WHAT IS BEING ASKED
Report how many lines of the listing below include the word "chart". Give nothing but the number.

INFORMATION SUPPLIED
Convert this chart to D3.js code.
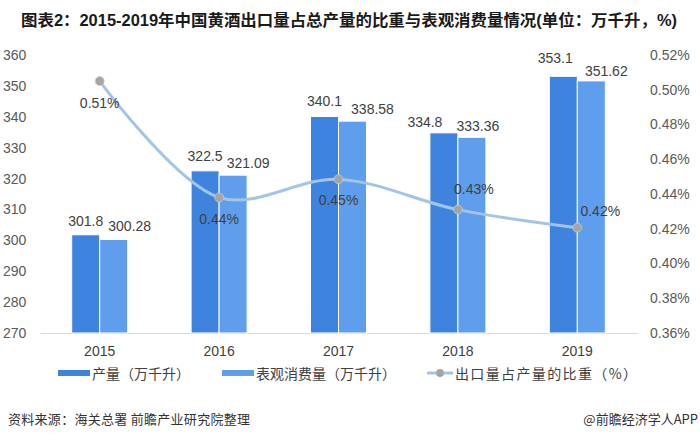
<!DOCTYPE html>
<html><head><meta charset="utf-8">
<script src="https://cdn.jsdelivr.net/npm/d3@7"></script>
<style>html,body{margin:0;padding:0;background:#fff;}svg{display:block;}</style>
</head><body>
<svg id="chart" width="700" height="438"></svg>
<script>
// ---- data ----
const years = ["2015", "2016", "2017", "2018", "2019"];
const production = [301.8, 322.5, 340.1, 334.8, 353.1];
const consumption = [300.28, 321.09, 338.58, 333.36, 351.62];
const exportShare = [0.505, 0.438, 0.4485, 0.431, 0.4206];
const exportShareLabels = ["0.51%", "0.44%", "0.45%", "0.43%", "0.42%"];
const leftTicks = [270, 280, 290, 300, 310, 320, 330, 340, 350, 360];
const rightTicks = [0.36, 0.38, 0.40, 0.42, 0.44, 0.46, 0.48, 0.50, 0.52];
const seriesNames = ["产量（万千升）", "表观消费量（万千升）", "出口量占产量的比重（%）"];

// ---- layout tweaks (label placement) ----
const prodLabelDx = [0, 0, 0, -19, -8];
const prodLabelDy = [-14, -15, -15, -11, -18];
const consLabelDx = [16, 15, 20, 6, 15];
const consLabelDy = [-13, -12, -12, -11, -10];
const lineLabelDx = [0, 0, 0, 16, 23];
const lineLabelDy = [22, 22, 21, -21, -17];

const svg = d3.select("#chart");
const FONT = "'Liberation Sans', 'Noto Sans CJK SC', sans-serif";
const CJK = "'Noto Sans CJK SC', 'Liberation Sans', sans-serif";
const darkBlue = "#3E83DD", lightBlue = "#5E9EEC", lineColor = "#A2C4E6", markerColor = "#A5A5A5";
const textColor = "#404040";

const pLeft = 40, pRight = 637, pTop = 55, pBottom = 333;
const x0 = d3.scaleBand().domain(years).range([pLeft, pRight]).padding(0);
const groupW = 56;
const x1 = d3.scaleBand().domain([0, 1]).range([0, groupW]);
const yL = d3.scaleLinear().domain([270, 360]).range([pBottom, pTop]);
const yR = d3.scaleLinear().domain([0.36, 0.52]).range([pBottom, pTop]);
const cx = d => x0(d) + x0.bandwidth() / 2;

// title
svg.append("text").attr("x", 21).attr("y", 26)
  .attr("font-family", FONT).attr("font-weight", "bold").attr("font-size", 16)
  .attr("fill", "#1a1a1a").attr("textLength", 656).attr("lengthAdjust", "spacingAndGlyphs")
  .text("图表2：2015-2019年中国黄酒出口量占总产量的比重与表观消费量情况(单位：万千升，%)");

// left axis
const gL = svg.append("g").attr("transform", `translate(${pLeft},0)`)
  .call(d3.axisLeft(yL).tickValues(leftTicks).tickSize(0).tickPadding(10).tickFormat(d3.format("d")));
gL.select(".domain").remove();
gL.selectAll("text").attr("font-family", FONT).attr("font-size", 14).attr("fill", "#595959")
  .attr("text-anchor", "start").attr("x", -37);

// right axis
const gR = svg.append("g").attr("transform", `translate(${pRight},0)`)
  .call(d3.axisRight(yR).tickValues(rightTicks).tickSize(0).tickPadding(13).tickFormat(d3.format(".2%")));
gR.select(".domain").remove();
gR.selectAll("text").attr("font-family", FONT).attr("font-size", 14).attr("fill", "#595959")
  .text(d => d.toFixed(2) + "%");

// bottom axis
const gB = svg.append("g").attr("transform", `translate(0,${pBottom})`)
  .call(d3.axisBottom(x0).tickSize(0).tickPadding(13));
gB.select(".domain").attr("stroke", "#D9D9D9").attr("stroke-width", 1);
gB.selectAll("text").attr("font-family", FONT).attr("font-size", 14).attr("fill", textColor);

// bars
const series = [production, consumption];
const colors = [darkBlue, lightBlue];
series.forEach((vals, s) => {
  svg.append("g").selectAll("rect").data(vals).join("rect")
    .attr("x", (d, i) => cx(years[i]) - groupW / 2 + x1(s))
    .attr("y", d => yL(d))
    .attr("width", x1.bandwidth())
    .attr("height", d => yL(270) - yL(d))
    .attr("fill", colors[s]).attr("stroke", "#fff").attr("stroke-width", 1);
});

// bar labels
svg.append("g").selectAll("text").data(production).join("text")
  .attr("x", (d, i) => cx(years[i]) - groupW / 2 + x1(0) + x1.bandwidth() / 2 + prodLabelDx[i])
  .attr("y", (d, i) => yL(d) + prodLabelDy[i])
  .attr("dominant-baseline", "central").attr("text-anchor", "middle")
  .attr("font-family", FONT).attr("font-size", 14).attr("fill", textColor)
  .text(d => d);
svg.append("g").selectAll("text").data(consumption).join("text")
  .attr("x", (d, i) => cx(years[i]) - groupW / 2 + x1(1) + x1.bandwidth() / 2 + consLabelDx[i])
  .attr("y", (d, i) => yL(d) + consLabelDy[i])
  .attr("dominant-baseline", "central").attr("text-anchor", "middle")
  .attr("font-family", FONT).attr("font-size", 14).attr("fill", textColor)
  .text(d => d);

// line
const line = d3.line().x((d, i) => cx(years[i])).y(d => yR(d)).curve(d3.curveCatmullRom.alpha(0.5));
svg.append("path").datum(exportShare).attr("d", line)
  .attr("fill", "none").attr("stroke", lineColor).attr("stroke-width", 3).attr("stroke-linecap", "round");
svg.append("g").selectAll("circle").data(exportShare).join("circle")
  .attr("cx", (d, i) => cx(years[i])).attr("cy", d => yR(d)).attr("r", 4.5)
  .attr("fill", markerColor).attr("stroke", "#C9C9C9").attr("stroke-width", 0.8);
svg.append("g").selectAll("text").data(exportShare).join("text")
  .attr("x", (d, i) => cx(years[i]) + lineLabelDx[i])
  .attr("y", (d, i) => yR(d) + lineLabelDy[i])
  .attr("dominant-baseline", "central").attr("text-anchor", "middle")
  .attr("font-family", FONT).attr("font-size", 14).attr("fill", textColor)
  .text((d, i) => exportShareLabels[i]);

// legend
const lg = svg.append("g").attr("font-family", CJK).attr("font-size", 14).attr("fill", textColor);
const ly = 373;
lg.append("rect").attr("x", 58).attr("y", ly - 3).attr("width", 32).attr("height", 6).attr("fill", darkBlue);
lg.append("text").attr("x", 92).attr("y", ly).attr("dominant-baseline", "central").text(seriesNames[0]);
lg.append("rect").attr("x", 222).attr("y", ly - 3).attr("width", 32).attr("height", 6).attr("fill", lightBlue);
lg.append("text").attr("x", 256).attr("y", ly).attr("dominant-baseline", "central").text(seriesNames[1]);
lg.append("line").attr("x1", 427).attr("x2", 453).attr("y1", ly).attr("y2", ly)
  .attr("stroke", lineColor).attr("stroke-width", 3);
lg.append("circle").attr("cx", 440).attr("cy", ly).attr("r", 4).attr("fill", markerColor);
lg.append("text").attr("x", 455).attr("y", ly).attr("dominant-baseline", "central")
  .attr("textLength", 182).attr("lengthAdjust", "spacing").text(seriesNames[2]);

// footer
svg.append("text").attr("x", 8).attr("y", 418).attr("dominant-baseline", "central")
  .attr("font-family", CJK).attr("font-size", 13).attr("fill", "#333")
  .attr("textLength", 242).attr("lengthAdjust", "spacing")
  .text("资料来源：海关总署 前瞻产业研究院整理");
svg.append("text").attr("x", 698).attr("y", 418).attr("dominant-baseline", "central")
  .attr("text-anchor", "end").attr("font-family", CJK).attr("font-size", 13).attr("fill", "#333")
  .text("@前瞻经济学人APP");
</script>
</body></html>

SOLUTION FOR THIS TASK
3